И все же, как сказано Галилеем: она вертится, — но лягушке, по имени Омидячереяча, до этого было как до фонаря, она жила в своей деревне Немятово, что на берегу Абрагантского морского пруда, слышала крик лягушек из соседней деревни Норино, что на другом берегу моря, и никогда не ходила туда в гости. Будучи огромной, как гора, — в моих глазах, которых я даже пальцем не мог почесать, ибо не было их, ни пальца, ни глаз, как и всего тела, и я не знал, как я выглядел, — лягушка легко могла бы меня проглотить, как какого-нибудь комарика, если бы я существовал в ее глазах.
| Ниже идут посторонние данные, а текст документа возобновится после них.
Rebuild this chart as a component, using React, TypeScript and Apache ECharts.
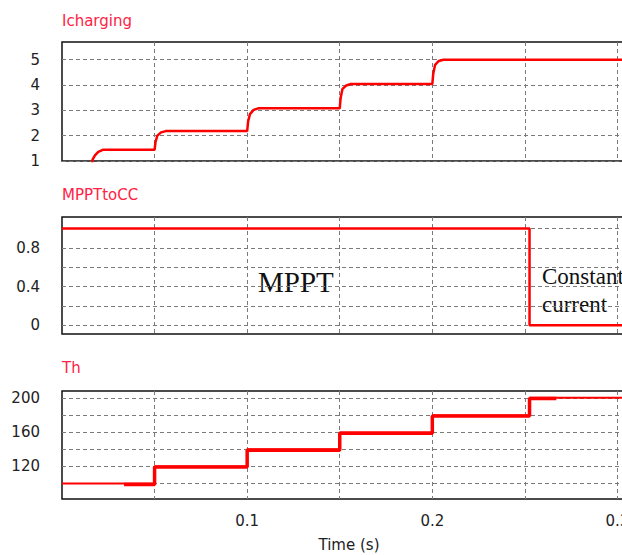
import React, { useEffect, useRef } from "react";
import * as echarts from "echarts";

// ---- data ----
const xGridValues = [0.05, 0.1, 0.15, 0.2, 0.25, 0.3];
const xTickLabels = [0.1, 0.2, 0.3];

const panelTitles = ["Icharging", "MPPTtoCC", "Th"];

// Icharging (A) vs time (s)
const iTime = [0, 0.0155, 0.0165, 0.0178, 0.0196, 0.022, 0.05, 0.0505, 0.0515, 0.0535, 0.056, 0.1, 0.1005, 0.1015, 0.1035, 0.106, 0.15, 0.1505, 0.1515, 0.1535, 0.156, 0.2, 0.2005, 0.2015, 0.2035, 0.206, 0.31];
const iVal = [0, 0, 1.05, 1.22, 1.36, 1.44, 1.44, 1.75, 2.0, 2.13, 2.18, 2.18, 2.55, 2.85, 3.02, 3.08, 3.08, 3.5, 3.85, 3.98, 4.04, 4.04, 4.45, 4.8, 4.95, 5.0, 5.0];
const iGridValues = [1, 2, 3, 4, 5];
const iTickLabels = [1, 2, 3, 4, 5];

// MPPTtoCC flag
const mTime = [0, 0.2525, 0.2525, 0.31];
const mVal = [1, 1, 0, 0];
const mGridValues = [0, 0.2, 0.4, 0.6, 0.8, 1.0];
const mTickLabels = [0, 0.4, 0.8];

// Th
const thTime = [0, 0.05, 0.05, 0.1, 0.1, 0.15, 0.15, 0.2, 0.2, 0.2525, 0.2525, 0.31];
const thVal = [100, 100, 120, 120, 140, 140, 159.5, 159.5, 179.5, 179.5, 200, 200];
const thBandTime = [0.0335, 0.05, 0.05, 0.1, 0.1, 0.15, 0.15, 0.2, 0.2, 0.2525, 0.2525, 0.267];
const thBandVal = [98.8, 98.8, 119.2, 119.2, 139, 139, 158.8, 158.8, 178.8, 178.8, 199.3, 199.3];
const thGridValues = [100, 120, 140, 160, 180, 200];
const thTickLabels = [120, 160, 200];

const zip = (a: number[], b: number[]) => a.map((v, i) => [v, b[i]]);

const FONT = "DejaVu Sans";
const RED = "#ff0000";
const TITLE_RED = "#ff2244";
const GRID_LINE = { color: "#7a7a7a", type: [4, 3] as number[], width: 1 };

export default function App() {
  const ref = useRef<HTMLDivElement>(null);

  useEffect(() => {
    if (!ref.current) return;
    const chart = echarts.init(ref.current, null, { renderer: "svg" });

    const gridBoxes = [
      { left: 62, width: 574, top: 42, height: 119 },
      { left: 62, width: 574, top: 217, height: 117 },
      { left: 62, width: 574, top: 391, height: 108 },
    ];
    const titleTops = [13, 187, 360];

    const yCfg = [
      { min: 1, max: 5.7, grid: iGridValues, labels: iTickLabels },
      { min: -0.09, max: 1.12, grid: mGridValues, labels: mTickLabels },
      { min: 82, max: 208, grid: thGridValues, labels: thTickLabels },
    ];

    const labelStyle = { fontFamily: FONT, fontSize: 15, color: "#222" };

    const option: any = {
      animation: false,
      backgroundColor: "#ffffff",
      title: panelTitles.map((t, i) => ({
        text: t,
        left: 62,
        top: titleTops[i],
        padding: 0,
        textStyle: { color: TITLE_RED, fontFamily: FONT, fontSize: 15, fontWeight: "normal" },
      })),
      grid: gridBoxes.map((g) => ({
        ...g,
        show: true,
        borderColor: "#111",
        borderWidth: 1.5,
        backgroundColor: "transparent",
        containLabel: false,
      })),
      xAxis: gridBoxes.map((_, i) => ({
        type: "value",
        gridIndex: i,
        min: 0,
        max: 0.31,
        axisLine: { show: false },
        axisTick: { show: false, customValues: xGridValues },
        splitLine: { show: true, lineStyle: GRID_LINE },
        axisLabel: {
          show: i === 2,
          customValues: xTickLabels,
          formatter: (v: number) => String(v),
          margin: 14,
          ...labelStyle,
        },
        name: i === 2 ? "Time (s)" : "",
        nameLocation: "middle",
        nameGap: 38,
        nameTextStyle: { ...labelStyle },
      })),
      yAxis: yCfg.map((c, i) => ({
        type: "value",
        gridIndex: i,
        min: c.min,
        max: c.max,
        axisLine: { show: false },
        axisTick: { show: false, customValues: c.grid },
        splitLine: { show: true, lineStyle: GRID_LINE },
        axisLabel: {
          customValues: c.labels,
          formatter: (v: number) => String(v),
          margin: 22,
          ...labelStyle,
        },
      })),
      series: [
        {
          type: "line",
          xAxisIndex: 0,
          yAxisIndex: 0,
          data: zip(iTime, iVal),
          showSymbol: false,
          symbol: "none",
          clip: true,
          lineStyle: { color: RED, width: 2.5 },
        },
        {
          type: "line",
          xAxisIndex: 1,
          yAxisIndex: 1,
          data: zip(mTime, mVal),
          showSymbol: false,
          symbol: "none",
          clip: true,
          lineStyle: { color: RED, width: 2.5 },
        },
        {
          type: "line",
          xAxisIndex: 2,
          yAxisIndex: 2,
          data: zip(thTime, thVal),
          showSymbol: false,
          symbol: "none",
          clip: true,
          lineStyle: { color: RED, width: 2 },
        },
        {
          type: "line",
          xAxisIndex: 2,
          yAxisIndex: 2,
          data: zip(thBandTime, thBandVal),
          showSymbol: false,
          symbol: "none",
          clip: true,
          lineStyle: { color: RED, width: 3.5 },
        },
      ],
      graphic: [
        {
          type: "text",
          x: 258,
          y: 282,
          style: { text: "MPPT", fontFamily: "Liberation Serif", fontSize: 29, fill: "#111", align: "left", verticalAlign: "middle" },
        },
        {
          type: "text",
          x: 542,
          y: 276.5,
          style: { text: "Constant", fontFamily: "Liberation Serif", fontSize: 23, fill: "#111", align: "left", verticalAlign: "middle" },
        },
        {
          type: "text",
          x: 542,
          y: 304,
          style: { text: "current", fontFamily: "Liberation Serif", fontSize: 23, fill: "#111", align: "left", verticalAlign: "middle" },
        },
      ],
    };

    chart.setOption(option);
    return () => chart.dispose();
  }, []);

  return (
    <div
      style={{ position: "fixed", left: 0, top: 0, width: 622, height: 555, overflow: "hidden", background: "#fff" }}
    >
      <div ref={ref} style={{ width: 660, height: 555 }} />
    </div>
  );
}
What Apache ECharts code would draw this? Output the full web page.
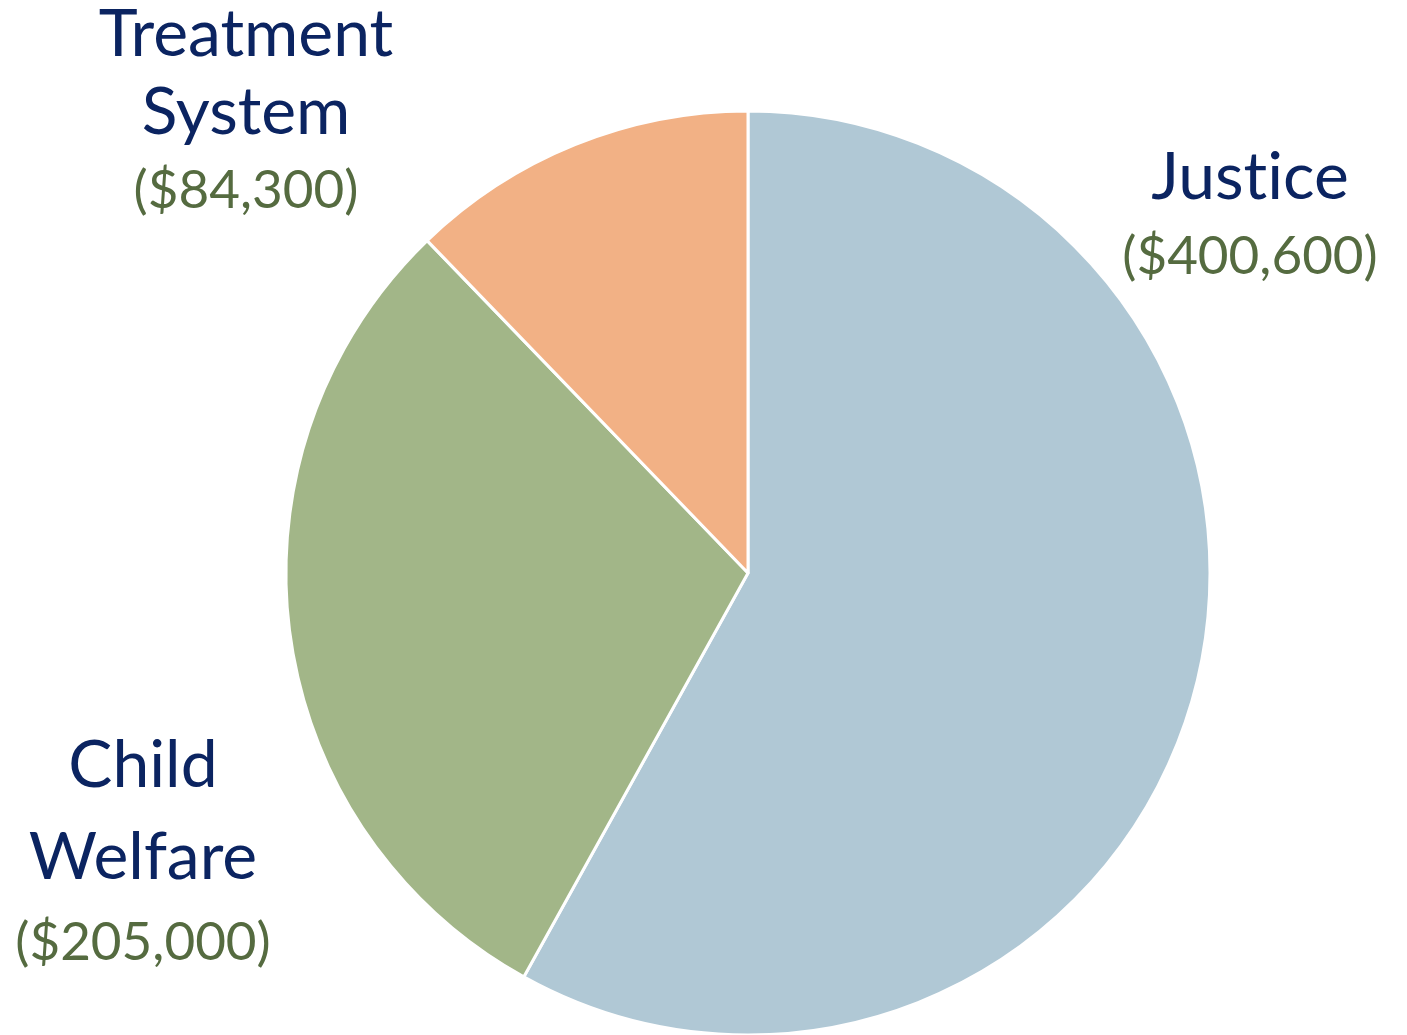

Но я существовал не на земле, даже не в зачарованном Мире Света Над Водой, среди желтых кувшинок, камыша, остролиста, кучи стрекоз, жуков-плавунцов, пауков, бегающих по волнам на кривых лапках, и неисчислимых световых жаворонков, взлетавших при урагане или цунами. Каждую из этих птиц-бликов звали Лиереей. Я существовал лишь для лягушки, в ее непросвещенном мозгу, что было для меня обиднее всего. Она не знала Галилея, не имела представления об идеальном, нематериальном существовании, тем не менее смела представить мою персону в своей серо-зеленой голове, на макушке которой красовался холмик бородавки размером с отбитый нос египетского Сфинкса.
— Ты сейчас зудел в моем мозгу, я не знала, кто ты такой, но я, Омидячереяча, полагала, что тебя, собственно, никогда не было — ни как существа, ни как вещества, и ты являлся лишь говном моей мозговой деятельности, — то есть мозг мой что-то такое потребил по неосторожности — и получился ты, зануда из зануд, которого даже понюхать невозможно, прежде чем съесть.
— Свое собственное дерьмо? Съесть?
— Ну да. Как космонавты.
— Но они говно свое перерабатывали. Потом что-то туда добавляли.
— И я нашла бы, что добавить к твоей персоне, прежде чем сожрать тебя.
— А что ты добавила бы в меня, лягушка, чтобы я стал съедобен для тебя?
— Добавила бы немного мрычи.
— Это грибы, которые любили есть кентавры?
— Ты знал. Зачем надо было переспрашивать?
— Еще чего добавила бы, лягушка?
— Полиуремидина, порошка, которым ты посыпал свой унылый фаллос, когда в бытность человеком не от мира сего страдал от простатита.
— Но что-то я не запомнил… Не посыпал я никаким порошком свой фаллос… Как его там? Полиурамид?.. Нет, не запомнил… Ежели был порошок, куда же делся он из моей памяти?
— А он улетел от ветра, когда ты посыпал полиуремидином свой елдорай. ХУЙ, значит.
— По-китайски слово «хуй» имело несколько значений.
— По-китайски? Ну, например?
— Например — Большой. Великий. Главный.
— Ну все правильно. И большой, и великий, и главный.
— Ладно, я согласился с тобой, что ветер унес порошок для лечения простатита, которым я посыпал свой фаллос, потому я и позабыл о нем. А еще чего ты добавила бы в виде приправы, чтобы я стал съедобен для тебя?
— Любовина, добровина, храбрина, щедрина, политерпенина, антисуетина, антисуицидина, антиеблевина, ну и в случае чего, когда всех этих компонентов не окажется под рукой, добавила бы я солидную дозу нескурвисьсучаратоля, после чего, когда кентаврские грибы в твоем желудке благополучно переварились бы, я с удовольствием слопала бы тебя со всеми твоими потрохами и пищевыми добавками.
Идеальные предпосылки, чтобы серо-зеленой лягушке съесть меня — даже в качестве переваренной пищи (пища духовная), — не появились, и я уходил из жизни земной на этот раз с осиным гнездом множества болезней (болезни духовные), умирал я как-то непонятно, совсем легко, словно понарошке, и ни одна из моих болезней, противу которых нужно было пить столько лекарств, не послужила причиною моей земной смерти.